Matric Potential Measurements by Polymer Tensiometers in Cropped Lysimeters under Water‐Stressed Conditions

Abstract

In many regions of the world, plant growth and productivity are limited by water deficits. As a result of more frequent and intense droughts, the area of land characterized as very dry has more than doubled since the 1970s. Consequently, understanding root water uptake under water‐stressed conditions is gaining importance. The performance of a recently developed polymer tensiometer (POT) designed to measure matric potentials down to −1.6 MPa was evaluated and compared with volumetric moisture content measurements in dry soil.
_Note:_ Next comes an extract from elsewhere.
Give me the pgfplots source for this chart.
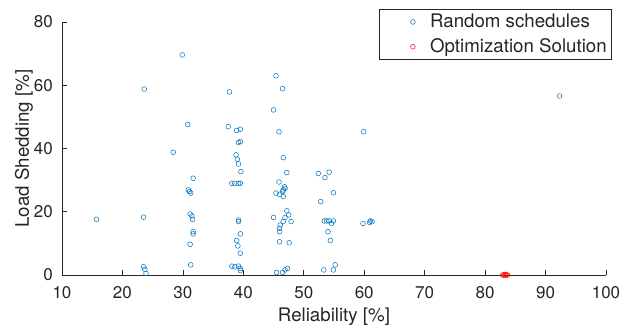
\documentclass[border=0pt]{standalone}
\usepackage{pgfplots}
\pgfplotsset{compat=1.18}
\usepackage{fontspec}
\setmainfont{TeX Gyre Heros}
\definecolor{mblue}{rgb}{0,0.447,0.741}
\definecolor{axgray}{rgb}{0.15,0.15,0.15}
\begin{document}
\begin{tikzpicture}
\begin{axis}[
  scale only axis,
  width=544pt, height=253pt,
  xmin=10, xmax=100, ymin=0, ymax=80,
  xtick={10,20,...,100}, ytick={0,20,...,80},
  axis x line=bottom, axis y line=left,
  axis line style={-, axgray, line width=0.6pt},
  tick style={axgray, line width=0.6pt},
  tick align=inside, major tick length=5pt,
  /pgf/number format/assume math mode=true,
  ticklabel style={font=\fontsize{17}{20}\selectfont, text=axgray},
  xticklabel style={anchor=base, yshift=-24pt, inner sep=0pt},
  yticklabel style={anchor=east, inner sep=0pt, xshift=-9pt},
  label style={font=\fontsize{18.7}{22}\selectfont, text=axgray},
  xlabel={Reliability [\%]},
  ylabel={Load Shedding [\%]},
  xlabel style={at={(axis description cs:0.5,0)}, anchor=base, yshift=-47pt},
  ylabel style={at={(axis description cs:-0.0699,0.5)}, anchor=center},
  legend style={at={(axis description cs:1.011,1.051)}, anchor=north east,
    draw=axgray, line width=0.5pt, fill=white,
    font=\fontsize{18.7}{22}\selectfont, text=axgray,
    inner xsep=3pt, inner ysep=3pt, row sep=5.5pt,
    /tikz/every odd column/.append style={column sep=0pt}},
  legend cell align=left,
  legend image code/.code={\path (-30pt,0pt) (15pt,0pt);
    \draw[#1] plot coordinates {(0pt,0pt)};},
]
\coordinate (o) at (rel axis cs:0,0);
\addplot[only marks, mark=o, mark size=2.4pt, mblue, line width=0.5pt] coordinates {
(15.7,17.6) (23.5,18.3) (23.6,58.8) (23.5,2.6) (23.7,1.8) (23.9,0.5)
(28.4,38.8) (29.9,69.6) (30.8,47.6) (30.9,26.9) (31.1,26.4) (31.3,25.9)
(31.7,30.6) (31.2,19.3) (31.5,18.7) (31.6,17.6) (31.7,13.7) (31.7,13.0)
(31.2,9.7) (31.3,3.2)
(37.7,57.9) (37.5,46.9) (39.5,46.1) (38.9,45.7) (39.2,41.9) (39.5,42.2)
(38.8,38.0) (39.0,36.6) (39.2,35.1) (39.6,32.7) (38.1,29.0) (38.6,29.0)
(39.2,29.0) (39.5,29.0) (39.2,17.4) (39.2,16.9) (39.5,13.0) (38.9,10.9)
(39.1,9.2) (39.5,6.9) (38.1,2.8) (38.6,2.6) (39.2,2.8) (39.5,2.1) (39.5,1.4)
(45.4,63.0) (46.5,58.9) (45.0,52.2) (45.9,45.3) (46.6,37.1) (47.2,32.4)
(45.9,29.4) (46.8,27.9) (46.9,27.4) (46.6,26.9) (46.5,26.4) (45.4,25.9)
(46.0,25.5) (46.6,24.8) (47.2,20.3) (47.5,19.0) (46.9,18.2) (47.9,16.9)
(46.6,16.9) (46.1,15.8) (46.0,14.8) (46.0,13.7) (45.0,18.2) (46.0,10.5)
(47.6,10.2) (45.5,0.8) (46.5,0.8) (47.3,2.1) (46.9,1.6)
(52.4,32.1) (53.5,30.8) (54.2,32.5) (54.9,26.0) (52.8,23.2) (53.4,17.1)
(53.8,17.1) (54.2,17.1) (54.9,17.1) (54.6,16.3) (54.0,13.7) (54.4,10.9)
(53.3,1.6) (54.9,1.6) (55.2,3.2)
(59.9,45.3) (59.8,16.3) (61.0,17.1) (61.3,16.9) (60.9,16.6)
(92.3,56.6)
};
\addlegendentry{Random schedules}
\addplot[only marks, mark=o, mark size=2.4pt, red, line width=0.5pt] coordinates {
(82.9,0) (83.1,0) (83.3,0) (83.5,0) (83.7,0) (83.4,0.2)
};
\addlegendentry{Optimization Solution}
\end{axis}
\pgfresetboundingbox
\path ([shift={(-62pt,-53pt)}]o) rectangle ([shift={(572pt,275pt)}]o);
\end{tikzpicture}
\end{document}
Three irrigation intensities created severe, intermediate, and no water stress conditions in lysimeters with growing maize (Zea mays L.) plants. By monitoring matric potentials using POTs, levels of local water stress in our experiments were better defined. When the defined stress levels were reached, volumetric moisture measurements for this particular loam soil were below 0.1, thus less informative compared with matric potential measurements. The observed matric potential profiles indicate significant root water uptake between 0.3‐ and 0.5‐m depth in the later growth stages under water‐stressed conditions. The temporal pattern of matric potential profiles reflected changing root water uptake behavior under dry conditions. As the total soil water potential is a direct indication of the amount of energy required by plants to take up water, POTs may contribute to quantifying root water uptake in dry soils.